The sweet shop at Mariano’s is less Willy Wonka and more reminiscent of the candy you’d find at a mall kiosk. The glass case is filled with manufactured truffles, gigantic turtles, and salty pretzel sticks dipped in chocolate and rolled through crushed peanuts. Rows of caramel apples are rolled in everything from toffee to colorful M&Ms. The chocolate falls flat, tasting more like cheap Easter candy than a special treat, and the caramel inside the turtles is thick, bland and chewy. Your best bet is the chocolate-covered strawberries—fat, plump berries dipped in white or dark chocolate and finished with a contrasting drizzle—which you can have packed up as a take-home indulgence.
The Ravenswood location is the only outpost of Todd’s BBQ. It boasts an in-house smoker, so our hopes were high for fast and affordable smoked meats. Available by the pound, or stacked into sandwiches, the pork covers most geographical barbecue styles—including the sauces (tomato-based Texas, mustard-laced Carolina and sweet and smoky Kansas City). We found the pulled pork to be thick with fat and gristle, and the smoked beef brisket too dry. Opt for the smoked chicken, moist and flavorful, or the ribs, (sold by-the-bone or the half-rack), which were fall-off-the-bone tender. There are plenty of sides to round out your meal, from simple grilled ears of corn or baked beans with smoky bits of burnt ends tucked into the sauce.
Vero Coffee & Gelato
Vero Coffee & Gelato can be found in all Mariano’s stores. Grab a cup of coffee or tea to perk you up while you shop (or, if you started at the wine bar, perk yourself up on the way home). The coffee and tea menu is extensive, with choices ranging from organic hot chocolate to iced chai teas and elaborate sugar-laden espresso drinks. Sit down in the cafe to enjoy an affogato made with your choice of gelato, or a root beer float. The gelato selection is plentiful with classics like tiramisu and Opera Italiano, as well as basic staples like chocolate, vanilla and peanut butter cup. If you’re not in the mood for something creamy, you can go for a fruit sorbet.

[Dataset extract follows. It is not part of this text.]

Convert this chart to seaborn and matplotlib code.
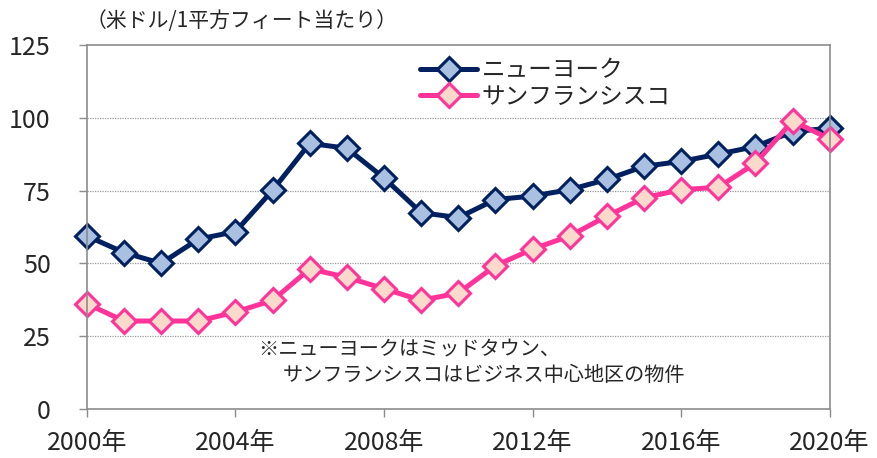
import numpy as np
import pandas as pd
import seaborn as sns
import matplotlib.pyplot as plt
from matplotlib.ticker import FixedLocator

# data
years = list(range(2000, 2021))
ny = [59.4, 53.7, 50.0, 58.3, 60.9, 75.1, 91.2, 89.5, 79.3, 67.4, 65.7,
      71.9, 73.1, 75.3, 78.8, 83.3, 85.0, 87.5, 90.1, 95.2, 96.4]
sf = [36.1, 30.2, 30.2, 30.2, 33.3, 37.3, 48.1, 45.2, 41.3, 37.3, 39.8,
      49.2, 54.9, 59.4, 66.2, 72.5, 75.3, 76.1, 84.4, 98.9, 92.7]
names = ["ニューヨーク", "サンフランシスコ"]
xticks = [2000, 2004, 2008, 2012, 2016, 2020]
xtick_labels = [f"{y}年" for y in xticks]
yticks = [0, 25, 50, 75, 100, 125]

df = pd.DataFrame({"year": years, names[0]: ny, names[1]: sf})

sns.set_theme(style="white")
plt.rcParams['font.family'] = ['Noto Sans CJK JP', 'DejaVu Sans']

fig = plt.figure(figsize=(8.78, 4.58), dpi=100)
ax = fig.add_axes([0.099, 0.107, 0.846, 0.795])

sns.lineplot(data=df, x="year", y=names[0], ax=ax, color="#002060", lw=3.6,
             marker="D", markersize=12, markerfacecolor="#A9C0E0",
             markeredgecolor="#002060", markeredgewidth=2.2, label=names[0],
             clip_on=False)
sns.lineplot(data=df, x="year", y=names[1], ax=ax, color="#FF3399", lw=3.6,
             marker="D", markersize=12, markerfacecolor="#FBDACB",
             markeredgecolor="#FF3399", markeredgewidth=2.2, label=names[1],
             clip_on=False)

ax.set_xlim(2000, 2020)
ax.set_ylim(0, 125)
ax.xaxis.set_major_locator(FixedLocator(xticks))
ax.set_xticklabels(xtick_labels, fontsize=18)
ax.set_yticks(yticks)
ax.set_yticklabels([str(v) for v in yticks], fontsize=18)
ax.set_xlabel("")
ax.set_ylabel("")

for v in yticks[1:-1]:
    ax.axhline(v, color="#999999", lw=0.9, ls=(0, (1, 1)), zorder=0)
for s in ax.spines.values():
    s.set_color("#8c8c8c")
    s.set_linewidth(1.2)
    s.set_visible(True)
ax.tick_params(axis="y", direction="out", length=6, width=1, color="#8c8c8c", pad=20)
ax.tick_params(axis="x", direction="out", length=6, width=1, color="#8c8c8c", pad=9)
ax.tick_params(left=True, bottom=True)

ax.legend(loc="upper left", bbox_to_anchor=(0.43, 1.0), frameon=False,
          fontsize=17, handlelength=2.4, handletextpad=0.2, labelspacing=0.15,
          borderaxespad=0.2)

fig.text(0.097, 0.955, "（米ドル/1平方フィート当たり）", fontsize=15, va="center")
ax.text(0.23, 0.165, "※ニューヨークはミッドタウン、", transform=ax.transAxes,
        fontsize=14.5, va="center")
ax.text(0.263, 0.092, "サンフランシスコはビジネス中心地区の物件", transform=ax.transAxes,
        fontsize=14.5, va="center")

fig.savefig("out.png", dpi=100)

Beat the stress of shopping by grabbing a glass of wine or a beer as soon as you enter the store. You can take it with you while you browse, but we recommend taking a minute to sit down—you cannot beat the people-watching at the Mariano’s wine bar. We found ourselves sandwiched between a couple polishing off a store pizza and a woman sipping chardonnay in flip-flops and an oversized sweatshirt. We nursed our glass of sparkling rosé and ordered a cheese plate. Put together by the store’s cheesemonger-on-duty, it’s a steal at $15, with three kinds of cheese, two meats, a handful of artisan crackers and a bowl of olives. Just when we thought it couldn’t get any better, the usual Mariano’s piano player was joined by a flutist and violin player, and everyone at the bar swayed happily as the trio played covers of Broadway show tunes.